Using QR Codes

By on Jan 27, 2011

At its most basic, a QR Code is a barcode on steroids. QR is the acronym for Quick Response. Originally created by Toyota in Japan in 1994 to track parts in vehicle manufacturing, they are used for encoding information in two-dimensional spaces — like in the pages of magazines, in advertisements, on business cards, and even on TV and websites.

A standard US barcode encodes data in only the horizontal plane (as scanners read the width and distance between the vertical lines). QR codes encode data in 2D (both horizontally and vertically) in a grid of tiny squares. This allows for much more data to be encoded in a smaller space. QR codes can actually embed information in the code itself, and, when read with the proper software, can trigger actions such as launching a website or downloading a file. Additionally, QR codes can be read from any angle, while barcodes must be aligned properly.

QR codes are tailor-made for quickly and easily linking to content on smartphones. I have put a QR code on the back of my business card that allows users to create a new contact record for me without typing anything.

Things to Remember:

If you’re going to use QR codes for agency marketing, you’ll want to keep in mind that QR codes — and the apps that scan them — are still foreign to most people.

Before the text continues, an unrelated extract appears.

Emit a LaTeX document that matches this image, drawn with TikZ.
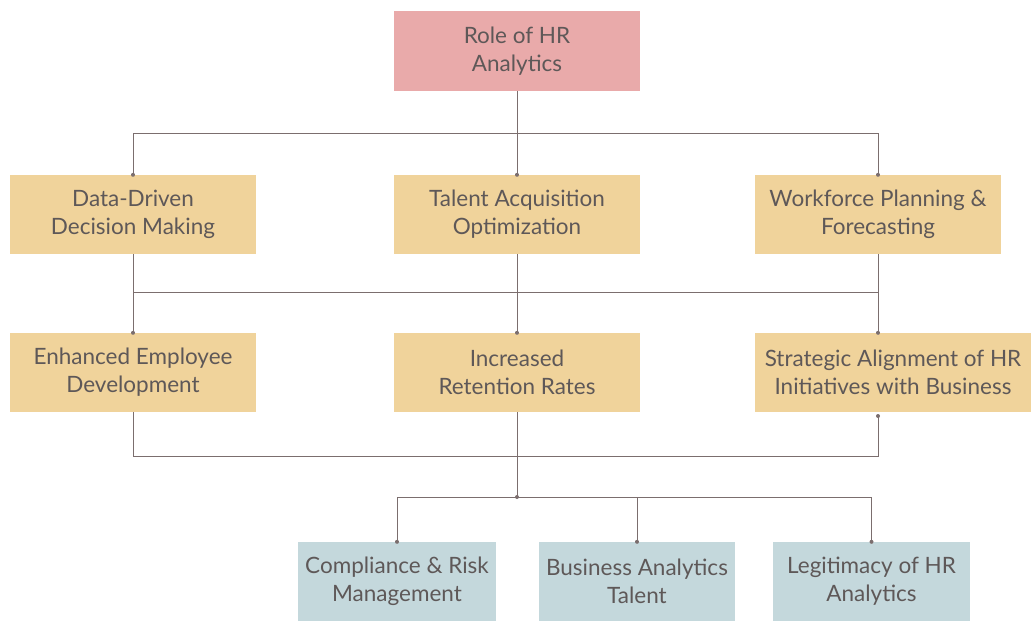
\documentclass[tikz,border=0pt]{standalone}
\usepackage{fontspec}
\setmainfont{Lato}
\usepackage{tikz}
\usetikzlibrary{arrows,shapes,positioning}

\definecolor{rootpink}{HTML}{E9AAAA}
\definecolor{midtan}{HTML}{F0D39B}
\definecolor{lowblue}{HTML}{C4D8DC}
\definecolor{linegray}{HTML}{7B6E6E}
\definecolor{txtgray}{HTML}{5E5858}

\begin{document}
\begin{tikzpicture}[x=1pt,y=-1pt]
                    \tikzstyle{every node}+=[inner sep=0pt]
                    \tikzstyle{box}=[rectangle, align=center, text=txtgray, font=\fontsize{22.5}{28}\selectfont, minimum height=79]
                    \tikzstyle{link}=[draw=linegray, line width=1pt]
                    \tikzstyle{dot}=[fill=linegray]
                    \useasboundingbox (0,0) rectangle (1032,621);
                    % top
                    \node [box, fill=rootpink, minimum width=246, minimum height=80] (role) at (517,51) {Role of HR\\Analytics};
                    % first row
                    \node [box, fill=midtan, minimum width=246] (ddm) at (133,214.5) {Data-Driven\\Decision Making};
                    \node [box, fill=midtan, minimum width=246] (tao) at (517,214.5) {Talent Acquisition\\Optimization};
                    \node [box, fill=midtan, minimum width=246] (wpf) at (878,214.5) {Workforce Planning \&\\Forecasting};
                    % second row
                    \node [box, fill=midtan, minimum width=246] (eed) at (133,372.5) {Enhanced Employee\\Development};
                    \node [box, fill=midtan, minimum width=246] (irr) at (517,372.5) {Increased\\Retention Rates};
                    \node [box, fill=midtan, minimum width=276] (sah) at (893,372.5) {Strategic Alignment of HR\\Initiatives with Business};
                    % bottom row
                    \node [box, fill=lowblue, minimum width=198] (crm) at (397,581.5) {Compliance \& Risk\\Management};
                    \node [box, fill=lowblue, minimum width=196] (bat) at (637,581.5) {Business Analytics\\Talent};
                    \node [box, fill=lowblue, minimum width=197] (lha) at (871.5,581.5) {Legitimacy of HR\\Analytics};
                    % bus lines
                    \coordinate (busA) at (517,133);
                    \coordinate (busB) at (517,292);
                    \coordinate (busC) at (517,456);
                    \coordinate (busD) at (517,497);
                    \coordinate (sahin) at (878,416);
                    % role to first row
                    \draw [link] (role.south) -- (tao.north);
                    \draw [link] (ddm.north) -- (ddm.north |- busA) -- (wpf.north |- busA) -- (wpf.north);
                    \fill [dot] (ddm.north) circle (2);
                    \fill [dot] (tao.north) circle (2);
                    \fill [dot] (wpf.north) circle (2);
                    % first row to second row
                    \draw [link] (ddm.south) -- (eed.north);
                    \draw [link] (tao.south) -- (irr.north);
                    \draw [link] (wpf.south) -- (wpf.south |- sah.north);
                    \draw [link] (ddm.south |- busB) -- (wpf.south |- busB);
                    \fill [dot] (eed.north) circle (2);
                    \fill [dot] (irr.north) circle (2);
                    \fill [dot] (wpf.south |- sah.north) circle (2);
                    % second row to bottom row
                    \draw [link] (eed.south) -- (eed.south |- busC) -- (sahin |- busC) -- (sahin);
                    \fill [dot] (sahin) circle (2);
                    \draw [link] (irr.south) -- (busD);
                    \fill [dot] (busD) circle (2);
                    \draw [link] (crm.north) -- (crm.north |- busD) -- (lha.north |- busD) -- (lha.north);
                    \draw [link] (bat.north |- busD) -- (bat.north);
                    \fill [dot] (crm.north) circle (2);
                    \fill [dot] (bat.north) circle (2);
                    \fill [dot] (lha.north) circle (2);
\end{tikzpicture}
\end{document}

Codes can be created that contain different types of information, including contact information and a website address. Google “QR Code Generator” for a list of free sites you can use to create a code.

More and more people are starting to associate the codes with action, but never assume your customers will know what to do. Make it a point to spell out how to scan the QR code, and help instruct customers on where they can grab scanner apps.

Also, remember that QR codes should provide some kind of value to the scanner. It may be easiest to direct QR code scanners to your website, but that’s likely not the most engaging place to send people.

QR codes are bound to become more common in the coming months and years. We’re increasingly reliant on our mobile devices, and typing URLs or other data on tiny keyboards is still not very efficient. These squares of elaborately arranged boxes are a shortcut around that problem, can easily be integrated with various services, and incorporate geo-location data.